>>

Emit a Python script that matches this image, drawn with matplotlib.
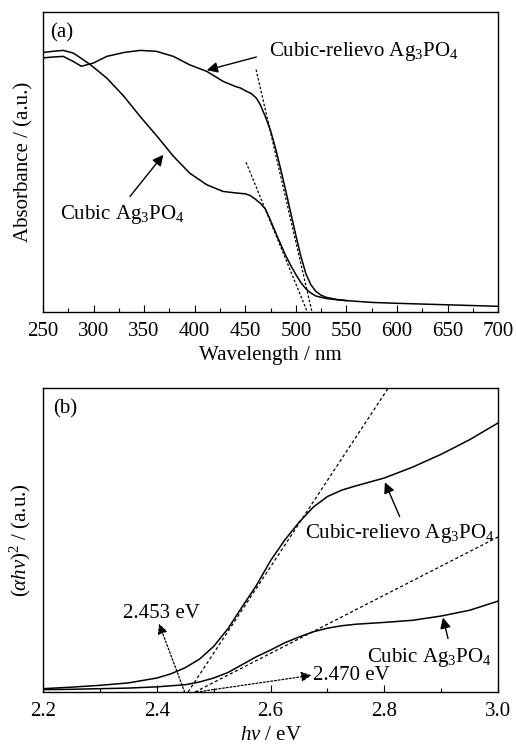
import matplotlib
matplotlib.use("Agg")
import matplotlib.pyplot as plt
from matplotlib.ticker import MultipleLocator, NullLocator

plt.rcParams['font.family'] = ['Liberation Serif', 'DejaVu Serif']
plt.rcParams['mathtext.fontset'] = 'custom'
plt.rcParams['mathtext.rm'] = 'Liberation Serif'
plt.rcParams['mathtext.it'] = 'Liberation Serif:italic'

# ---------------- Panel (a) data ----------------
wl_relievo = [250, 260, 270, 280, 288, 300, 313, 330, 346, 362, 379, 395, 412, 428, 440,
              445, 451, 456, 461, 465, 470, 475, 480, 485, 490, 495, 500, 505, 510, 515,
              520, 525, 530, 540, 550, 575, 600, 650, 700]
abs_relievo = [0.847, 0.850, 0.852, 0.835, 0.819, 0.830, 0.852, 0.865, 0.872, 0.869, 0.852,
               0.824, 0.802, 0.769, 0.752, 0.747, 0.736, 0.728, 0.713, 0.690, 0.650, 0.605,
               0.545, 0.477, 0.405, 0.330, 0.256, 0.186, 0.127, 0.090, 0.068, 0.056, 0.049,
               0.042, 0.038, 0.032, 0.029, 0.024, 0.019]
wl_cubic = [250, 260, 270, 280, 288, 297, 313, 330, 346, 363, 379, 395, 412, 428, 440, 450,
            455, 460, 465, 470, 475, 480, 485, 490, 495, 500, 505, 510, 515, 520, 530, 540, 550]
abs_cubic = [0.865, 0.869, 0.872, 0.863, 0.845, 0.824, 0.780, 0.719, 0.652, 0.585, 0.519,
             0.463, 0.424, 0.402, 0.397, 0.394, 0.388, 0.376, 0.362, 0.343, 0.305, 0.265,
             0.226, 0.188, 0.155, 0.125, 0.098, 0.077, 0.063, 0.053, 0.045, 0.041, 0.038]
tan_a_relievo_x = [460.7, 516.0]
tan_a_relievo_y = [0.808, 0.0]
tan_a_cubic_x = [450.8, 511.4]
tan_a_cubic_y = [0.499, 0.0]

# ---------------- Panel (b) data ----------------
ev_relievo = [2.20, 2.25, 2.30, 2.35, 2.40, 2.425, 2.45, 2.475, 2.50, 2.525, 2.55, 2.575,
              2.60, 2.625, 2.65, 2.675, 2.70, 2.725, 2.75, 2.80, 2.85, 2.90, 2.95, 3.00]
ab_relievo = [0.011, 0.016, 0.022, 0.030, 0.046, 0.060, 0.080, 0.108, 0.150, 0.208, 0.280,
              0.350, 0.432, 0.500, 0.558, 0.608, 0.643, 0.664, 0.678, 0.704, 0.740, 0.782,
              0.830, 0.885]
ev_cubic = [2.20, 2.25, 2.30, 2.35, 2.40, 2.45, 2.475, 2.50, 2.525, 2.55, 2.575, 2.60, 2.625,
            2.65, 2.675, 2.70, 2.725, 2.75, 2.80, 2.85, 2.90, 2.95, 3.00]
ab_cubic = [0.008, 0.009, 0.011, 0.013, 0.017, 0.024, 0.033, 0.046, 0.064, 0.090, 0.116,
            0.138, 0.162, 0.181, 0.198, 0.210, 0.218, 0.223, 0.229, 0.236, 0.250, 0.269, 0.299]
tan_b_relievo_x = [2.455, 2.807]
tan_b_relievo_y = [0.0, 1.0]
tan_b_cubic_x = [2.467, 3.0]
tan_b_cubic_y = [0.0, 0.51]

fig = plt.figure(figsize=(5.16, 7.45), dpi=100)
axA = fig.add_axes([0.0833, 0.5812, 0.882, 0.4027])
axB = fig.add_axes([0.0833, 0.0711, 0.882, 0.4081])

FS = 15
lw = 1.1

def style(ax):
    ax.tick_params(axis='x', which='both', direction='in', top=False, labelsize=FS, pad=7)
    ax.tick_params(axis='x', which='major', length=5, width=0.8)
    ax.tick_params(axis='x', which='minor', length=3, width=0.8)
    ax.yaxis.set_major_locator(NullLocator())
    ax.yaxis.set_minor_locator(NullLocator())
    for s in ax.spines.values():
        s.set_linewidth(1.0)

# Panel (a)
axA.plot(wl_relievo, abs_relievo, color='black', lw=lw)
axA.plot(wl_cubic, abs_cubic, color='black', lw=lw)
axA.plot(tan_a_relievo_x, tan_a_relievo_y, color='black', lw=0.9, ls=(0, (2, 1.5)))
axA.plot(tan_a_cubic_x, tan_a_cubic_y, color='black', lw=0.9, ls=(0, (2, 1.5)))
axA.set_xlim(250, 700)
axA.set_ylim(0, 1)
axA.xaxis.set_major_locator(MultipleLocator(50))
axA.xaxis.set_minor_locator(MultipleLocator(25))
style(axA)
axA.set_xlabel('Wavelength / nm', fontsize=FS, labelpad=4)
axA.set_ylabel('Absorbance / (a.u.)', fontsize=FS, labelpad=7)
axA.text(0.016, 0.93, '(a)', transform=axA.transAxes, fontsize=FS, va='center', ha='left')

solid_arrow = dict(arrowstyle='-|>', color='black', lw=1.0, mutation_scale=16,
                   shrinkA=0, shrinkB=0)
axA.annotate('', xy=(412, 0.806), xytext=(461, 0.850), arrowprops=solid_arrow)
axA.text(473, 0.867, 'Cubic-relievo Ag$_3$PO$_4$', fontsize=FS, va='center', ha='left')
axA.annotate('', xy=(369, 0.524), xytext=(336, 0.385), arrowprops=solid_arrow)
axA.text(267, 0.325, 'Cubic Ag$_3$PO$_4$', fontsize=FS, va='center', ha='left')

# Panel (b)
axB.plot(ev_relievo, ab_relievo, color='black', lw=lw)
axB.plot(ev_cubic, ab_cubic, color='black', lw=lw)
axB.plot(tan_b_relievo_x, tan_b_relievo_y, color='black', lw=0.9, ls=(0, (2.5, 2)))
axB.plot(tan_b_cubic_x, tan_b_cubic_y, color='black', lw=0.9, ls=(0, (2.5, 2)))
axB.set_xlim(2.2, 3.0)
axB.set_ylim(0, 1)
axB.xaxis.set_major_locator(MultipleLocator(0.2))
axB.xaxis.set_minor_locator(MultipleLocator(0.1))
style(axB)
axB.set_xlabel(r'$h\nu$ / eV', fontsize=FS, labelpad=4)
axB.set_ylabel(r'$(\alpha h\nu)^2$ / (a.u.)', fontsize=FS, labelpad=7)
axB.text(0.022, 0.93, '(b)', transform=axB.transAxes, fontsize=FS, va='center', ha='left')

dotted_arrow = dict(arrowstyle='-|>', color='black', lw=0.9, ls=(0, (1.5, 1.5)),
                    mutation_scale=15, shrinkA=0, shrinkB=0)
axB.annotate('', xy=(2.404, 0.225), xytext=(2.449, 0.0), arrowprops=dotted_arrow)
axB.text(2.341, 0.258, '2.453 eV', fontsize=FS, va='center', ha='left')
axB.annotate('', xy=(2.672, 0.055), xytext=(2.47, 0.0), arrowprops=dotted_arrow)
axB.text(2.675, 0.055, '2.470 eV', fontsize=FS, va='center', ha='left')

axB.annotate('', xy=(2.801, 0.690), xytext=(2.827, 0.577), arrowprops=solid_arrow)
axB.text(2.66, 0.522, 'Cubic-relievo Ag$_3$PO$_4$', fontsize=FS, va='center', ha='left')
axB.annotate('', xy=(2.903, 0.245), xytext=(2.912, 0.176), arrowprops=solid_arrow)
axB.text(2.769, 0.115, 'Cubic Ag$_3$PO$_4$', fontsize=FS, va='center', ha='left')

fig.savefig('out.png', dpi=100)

<<

Directions for this task - Write out the listing word for word, omitting the pictures it holds.

Exercise answer -
Emit a Python script that matches this image, drawn with matplotlib.
import matplotlib
matplotlib.use("Agg")
import matplotlib.pyplot as plt
from matplotlib.ticker import MultipleLocator, NullLocator

plt.rcParams['font.family'] = ['Liberation Serif', 'DejaVu Serif']
plt.rcParams['mathtext.fontset'] = 'custom'
plt.rcParams['mathtext.rm'] = 'Liberation Serif'
plt.rcParams['mathtext.it'] = 'Liberation Serif:italic'

# ---------------- Panel (a) data ----------------
wl_relievo = [250, 260, 270, 280, 288, 300, 313, 330, 346, 362, 379, 395, 412, 428, 440,
              445, 451, 456, 461, 465, 470, 475, 480, 485, 490, 495, 500, 505, 510, 515,
              520, 525, 530, 540, 550, 575, 600, 650, 700]
abs_relievo = [0.847, 0.850, 0.852, 0.835, 0.819, 0.830, 0.852, 0.865, 0.872, 0.869, 0.852,
               0.824, 0.802, 0.769, 0.752, 0.747, 0.736, 0.728, 0.713, 0.690, 0.650, 0.605,
               0.545, 0.477, 0.405, 0.330, 0.256, 0.186, 0.127, 0.090, 0.068, 0.056, 0.049,
               0.042, 0.038, 0.032, 0.029, 0.024, 0.019]
wl_cubic = [250, 260, 270, 280, 288, 297, 313, 330, 346, 363, 379, 395, 412, 428, 440, 450,
            455, 460, 465, 470, 475, 480, 485, 490, 495, 500, 505, 510, 515, 520, 530, 540, 550]
abs_cubic = [0.865, 0.869, 0.872, 0.863, 0.845, 0.824, 0.780, 0.719, 0.652, 0.585, 0.519,
             0.463, 0.424, 0.402, 0.397, 0.394, 0.388, 0.376, 0.362, 0.343, 0.305, 0.265,
             0.226, 0.188, 0.155, 0.125, 0.098, 0.077, 0.063, 0.053, 0.045, 0.041, 0.038]
tan_a_relievo_x = [460.7, 516.0]
tan_a_relievo_y = [0.808, 0.0]
tan_a_cubic_x = [450.8, 511.4]
tan_a_cubic_y = [0.499, 0.0]

# ---------------- Panel (b) data ----------------
ev_relievo = [2.20, 2.25, 2.30, 2.35, 2.40, 2.425, 2.45, 2.475, 2.50, 2.525, 2.55, 2.575,
              2.60, 2.625, 2.65, 2.675, 2.70, 2.725, 2.75, 2.80, 2.85, 2.90, 2.95, 3.00]
ab_relievo = [0.011, 0.016, 0.022, 0.030, 0.046, 0.060, 0.080, 0.108, 0.150, 0.208, 0.280,
              0.350, 0.432, 0.500, 0.558, 0.608, 0.643, 0.664, 0.678, 0.704, 0.740, 0.782,
              0.830, 0.885]
ev_cubic = [2.20, 2.25, 2.30, 2.35, 2.40, 2.45, 2.475, 2.50, 2.525, 2.55, 2.575, 2.60, 2.625,
            2.65, 2.675, 2.70, 2.725, 2.75, 2.80, 2.85, 2.90, 2.95, 3.00]
ab_cubic = [0.008, 0.009, 0.011, 0.013, 0.017, 0.024, 0.033, 0.046, 0.064, 0.090, 0.116,
            0.138, 0.162, 0.181, 0.198, 0.210, 0.218, 0.223, 0.229, 0.236, 0.250, 0.269, 0.299]
tan_b_relievo_x = [2.455, 2.807]
tan_b_relievo_y = [0.0, 1.0]
tan_b_cubic_x = [2.467, 3.0]
tan_b_cubic_y = [0.0, 0.51]

fig = plt.figure(figsize=(5.16, 7.45), dpi=100)
axA = fig.add_axes([0.0833, 0.5812, 0.882, 0.4027])
axB = fig.add_axes([0.0833, 0.0711, 0.882, 0.4081])

FS = 15
lw = 1.1

def style(ax):
    ax.tick_params(axis='x', which='both', direction='in', top=False, labelsize=FS, pad=7)
    ax.tick_params(axis='x', which='major', length=5, width=0.8)
    ax.tick_params(axis='x', which='minor', length=3, width=0.8)
    ax.yaxis.set_major_locator(NullLocator())
    ax.yaxis.set_minor_locator(NullLocator())
    for s in ax.spines.values():
        s.set_linewidth(1.0)

# Panel (a)
axA.plot(wl_relievo, abs_relievo, color='black', lw=lw)
axA.plot(wl_cubic, abs_cubic, color='black', lw=lw)
axA.plot(tan_a_relievo_x, tan_a_relievo_y, color='black', lw=0.9, ls=(0, (2, 1.5)))
axA.plot(tan_a_cubic_x, tan_a_cubic_y, color='black', lw=0.9, ls=(0, (2, 1.5)))
axA.set_xlim(250, 700)
axA.set_ylim(0, 1)
axA.xaxis.set_major_locator(MultipleLocator(50))
axA.xaxis.set_minor_locator(MultipleLocator(25))
style(axA)
axA.set_xlabel('Wavelength / nm', fontsize=FS, labelpad=4)
axA.set_ylabel('Absorbance / (a.u.)', fontsize=FS, labelpad=7)
axA.text(0.016, 0.93, '(a)', transform=axA.transAxes, fontsize=FS, va='center', ha='left')

solid_arrow = dict(arrowstyle='-|>', color='black', lw=1.0, mutation_scale=16,
                   shrinkA=0, shrinkB=0)
axA.annotate('', xy=(412, 0.806), xytext=(461, 0.850), arrowprops=solid_arrow)
axA.text(473, 0.867, 'Cubic-relievo Ag$_3$PO$_4$', fontsize=FS, va='center', ha='left')
axA.annotate('', xy=(369, 0.524), xytext=(336, 0.385), arrowprops=solid_arrow)
axA.text(267, 0.325, 'Cubic Ag$_3$PO$_4$', fontsize=FS, va='center', ha='left')

# Panel (b)
axB.plot(ev_relievo, ab_relievo, color='black', lw=lw)
axB.plot(ev_cubic, ab_cubic, color='black', lw=lw)
axB.plot(tan_b_relievo_x, tan_b_relievo_y, color='black', lw=0.9, ls=(0, (2.5, 2)))
axB.plot(tan_b_cubic_x, tan_b_cubic_y, color='black', lw=0.9, ls=(0, (2.5, 2)))
axB.set_xlim(2.2, 3.0)
axB.set_ylim(0, 1)
axB.xaxis.set_major_locator(MultipleLocator(0.2))
axB.xaxis.set_minor_locator(MultipleLocator(0.1))
style(axB)
axB.set_xlabel(r'$h\nu$ / eV', fontsize=FS, labelpad=4)
axB.set_ylabel(r'$(\alpha h\nu)^2$ / (a.u.)', fontsize=FS, labelpad=7)
axB.text(0.022, 0.93, '(b)', transform=axB.transAxes, fontsize=FS, va='center', ha='left')

dotted_arrow = dict(arrowstyle='-|>', color='black', lw=0.9, ls=(0, (1.5, 1.5)),
                    mutation_scale=15, shrinkA=0, shrinkB=0)
axB.annotate('', xy=(2.404, 0.225), xytext=(2.449, 0.0), arrowprops=dotted_arrow)
axB.text(2.341, 0.258, '2.453 eV', fontsize=FS, va='center', ha='left')
axB.annotate('', xy=(2.672, 0.055), xytext=(2.47, 0.0), arrowprops=dotted_arrow)
axB.text(2.675, 0.055, '2.470 eV', fontsize=FS, va='center', ha='left')

axB.annotate('', xy=(2.801, 0.690), xytext=(2.827, 0.577), arrowprops=solid_arrow)
axB.text(2.66, 0.522, 'Cubic-relievo Ag$_3$PO$_4$', fontsize=FS, va='center', ha='left')
axB.annotate('', xy=(2.903, 0.245), xytext=(2.912, 0.176), arrowprops=solid_arrow)
axB.text(2.769, 0.115, 'Cubic Ag$_3$PO$_4$', fontsize=FS, va='center', ha='left')

fig.savefig('out.png', dpi=100)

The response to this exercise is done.